Thursday, February 21, 2013

"Lincoln" shows the path to Oscar success

So the Academy Awards are this weekend, and I think we all know "Lincoln" is going to sweep the major categories. Even if we don't all know that, I'm saying it anyway because it's the only one I saw, and in my world, that's the key factor, right?

I believe "Lincoln" has been so successful and will win so many awards for a simple reason.. I refer not to the direction of Oscar winner Steven Spielberg; nor the screenplay by the acclaimed Tony Kushner; nor even the stellar performances by the brilliant Daniel Day-Lewis, the scene-stealing Tommy Lee Jones, and the myriad other pros in the cast.

Well, not the performances per se.

I think the reason this movie will rule the day boils down to the essence of the movie itself, that which it is about: Old (or at least middle-aged) dudes with cool old-timey facial hair yelling at each other.

I think Spielberg hit on a formula here and rode it to eventual Oscar success. "Lincoln" is a winner because of it.
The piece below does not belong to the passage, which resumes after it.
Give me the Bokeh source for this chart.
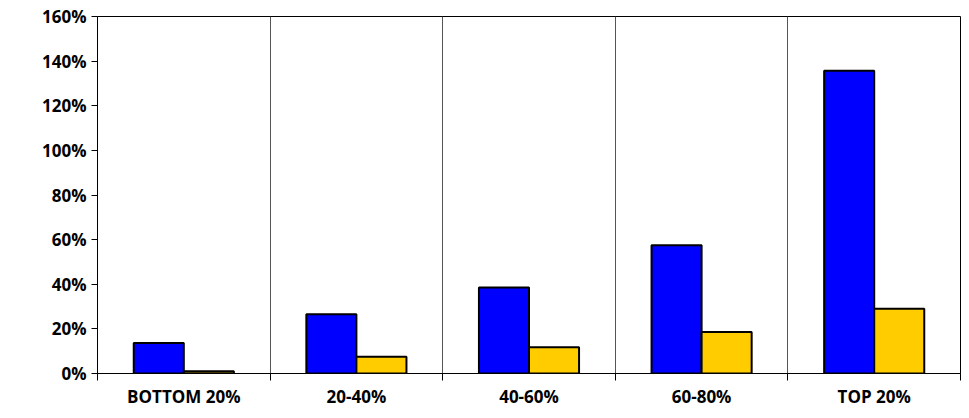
from bokeh.plotting import figure
from bokeh.models import FixedTicker, NumeralTickFormatter, Range1d
from bokeh.embed import file_html
from bokeh.resources import INLINE

categories = ["BOTTOM 20%", "20-40%", "40-60%", "60-80%", "TOP 20%"]
blue_vals = [0.137, 0.265, 0.385, 0.575, 1.357]
gold_vals = [0.01, 0.075, 0.118, 0.186, 0.29]

xc = [i + 0.5 for i in range(len(categories))]
w = 0.29

p = figure(width=961, height=410, output_backend="svg", toolbar_location=None,
           x_range=Range1d(0, 5), y_range=Range1d(0, 1.6),
           min_border_left=97, min_border_top=16, min_border_bottom=25, min_border_right=1)

p.vbar(x=[c - w / 2 for c in xc], top=blue_vals, width=w, bottom=0,
       fill_color="#0000FF", line_color="black", line_width=2)
p.vbar(x=[c + w / 2 for c in xc], top=gold_vals, width=w, bottom=0,
       fill_color="#FFCC00", line_color="black", line_width=2)

p.outline_line_color = "black"
p.outline_line_alpha = 1
p.ygrid.visible = False
p.xgrid.ticker = FixedTicker(ticks=[1, 2, 3, 4])
p.xgrid.grid_line_color = "#555555"
p.xgrid.grid_line_width = 1

p.xaxis.ticker = FixedTicker(ticks=xc, minor_ticks=[0, 1, 2, 3, 4, 5])
p.xaxis.major_label_overrides = {x: c for x, c in zip(xc, categories)}
p.xaxis.major_tick_line_color = None
p.xaxis.minor_tick_out = 7
p.xaxis.minor_tick_in = 0
p.xaxis.minor_tick_line_color = "black"
p.xaxis.major_label_standoff = 4

p.yaxis.ticker = FixedTicker(ticks=[i * 0.2 for i in range(9)])
p.yaxis.formatter = NumeralTickFormatter(format="0%")
p.yaxis.minor_tick_line_color = None
p.yaxis.major_tick_out = 6
p.yaxis.major_tick_in = 0

for ax in (p.xaxis, p.yaxis):
    ax.axis_line_color = "black"
    ax.major_label_text_font = "Open Sans"
    ax.major_label_text_font_style = "bold"
    ax.major_label_text_font_size = "17px"
    ax.major_label_text_color = "black"

open("out.html", "w").write(file_html(p, INLINE))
Old dudes with cool old-timey facial hair yelling at each other.

Even in real life, I could sit and watch guys talk about the most arcane subjects for hours on end if the dynamic were anything like the depiction of Congress in the film. Granted, the 13th Amendment is most certainly not comparable to haggling over...I don't know, soybean quotas, but the fact is that watching people just discussing an amendment is a captivating spectacle in this circumstance.

How cool C-SPAN would be if our representatives took to the floor sporting big ol' mutton chops and exclaimed "By Jove!" And certainly any elected official who preceded a crucial voice vote on a historically significant proposition by muttering, "Aw, hell with it," would deserve to be appointed for life. Term limits be damned for the gent (or woman; I really don't mean to exclude the ladies) who combined that era's brand of mustache/beard with its florid oratory (unless the oratory were ABOUT term limits, in which case, by Jove,I'd be spellbound but confused). The nation would be a better place and the populace more engaged.

Of course, the politicians we have today, all modern and stuff with their fancy razors and their non-smallpox-scarred faces, don't feel the need to turn a Congressional session into a political version of "Whisker Wars." So the best we can hope for is that more ambitious filmmakers follow up and produce more historical epics with more follicles and more yelling. I'd wager that even a Millard Fillmore biopic could do good business and scoop up plenty of awards if it were done like this. Of course, the minute I pitched it, some Hollywood suit with a memory would try to intervene and say, "We already did a duck picture. Howard the Duck bombed. Next!"

After writing this all down, my formula for success looks a little...shallow. Yelling? Facial hair? OK, I'll admit it's rather insubstantial. But I just thought of another thing that makes this kind of movie special, something more profound, a cinematic element that cuts right through to the soul and is also easily transferable to the contemporary political scene: Cool hats. Who's with me on that one, huh?